Final Fantasy V: Dawn Warriors

I’ve made my way back to Galuf’s castle. It turns out he’s a king on this planet. I thought at first that this was another piece of his backstory that I had missed or misinterpreted somehow, and I was relieved to discover that it was news to the rest of the player characters as well. Another flashback filled in more details: the reason that Galuf and his comrades — “The Dawn Warriors”, as their PR department calls them — imprisoned X-Death where they did is simply because that’s where they defeated him, and they had to do something about him right there before he came back to life.
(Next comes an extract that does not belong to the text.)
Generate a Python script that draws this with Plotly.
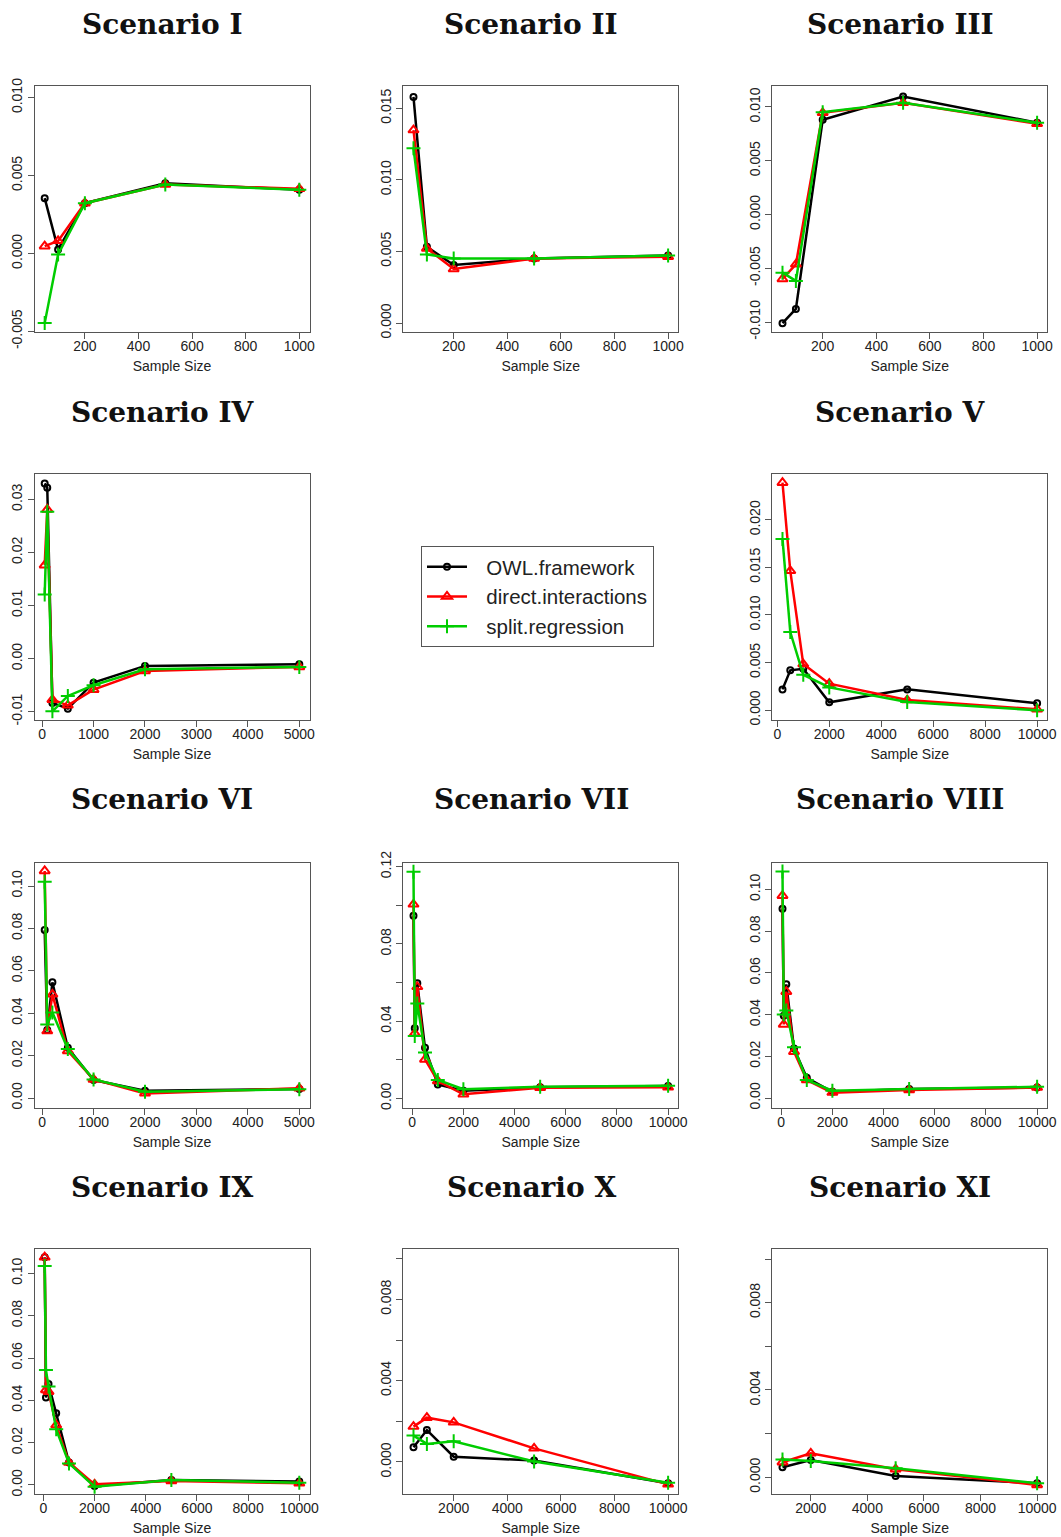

Now, these Dawn Warriors were a group of four, much like the current party. For the first time in the series, there’s a sense that the player’s position is not unique, that the previous generation had their version of this story — a Pre-final Fantasy, if you will (Midterm Fantasy, maybe?) — and that the story is partly about coming of age, filling the shoes of those who came before you and living up to their standards. When you think about it, it’s an appropriate theme for an RPG with mechanics based around improving your characters. FF8 does something similar.

As if to drive the point home, it turns out that one of the Dawn Warriors, the late Dorgan, was the viewpoint character’s father. This gives certain NPCs an opportunity to say admiring things about him and then conclude with “He would have been proud of you” or similar, just like whenever Dumbledore talks about James Potter. In particular, I’ve got this treatment from the two other remaining Dawn Warriors, Kelga and Zeza.

Kelga is a werewolf — werewolves are good guys in this game, there’s a whole town full of them. He’s too ill to have much to do with the new fight against X-Death, and will more than likely die before the game is over. Zeza, on the other hand, leads the offensive against X-Death’s new domain. It’s surrounded by an impenetrable force field, but Zeza knows a secret way in, through a cave that’s only accessible by submarine.

This is the point where I really started to think that everything that seemed new and different about FF7 was already present in FF5. FF7 was the point where the designers seemed to suddenly realize that
Fantasy does not have to imply Pseudo-Medieval. Sure, it still had swords and spells and dragons, but it was also full of guns and helicopters and neon-lit cityscapes. FF8 went so far as to declare that all magic was really manifestations of psi power, and put you in a world with roughly 1940’s fashions and customs (except in one country where it was more like Star Trek fashions and customs.) In FF5, people wear standard fantasy robes and live in standard fantasy castles, but this is but a veneer over advanced industrial technology. There’s always been a bit of high tech in the series — FF1 had a “castle in the sky” that turned out to be a space station populated by robots 1I always thought that the robots in FF1 looked a lot like those in Miyazaki’s Castle in the Sky, AKA Laputa, which was released in Japan while FF1 was in development., and FF4 involved a trip to the moon — but that stuff has generally been more like an anomaly in a mostly stock-fantasy world, and a relic of Vancian lost civilizations besides. In FF5, people are building submarines and steamships and force-field generators, even though they evidently haven’t discovered gunpowder.

1 I always thought that the robots in FF1 looked a lot like those in Miyazaki’s Castle in the Sky, AKA Laputa, which was released in Japan while FF1 was in development.

1 Comment so far

  1. malkav11 on 10 Dec 2007

    This is one of my favorite things about the later FF games. Fantasy with airships and cannons and submarines and such is much more exciting than the very generic fantasy that the earlier games present. (It’s also why I like the Shin Megami Tensei games so much. They’re not as fantasy-oriented as the FF games…more horror, if anything. But there’s still that impingement of weird magical elements into various otherwise fairly real-world settings.)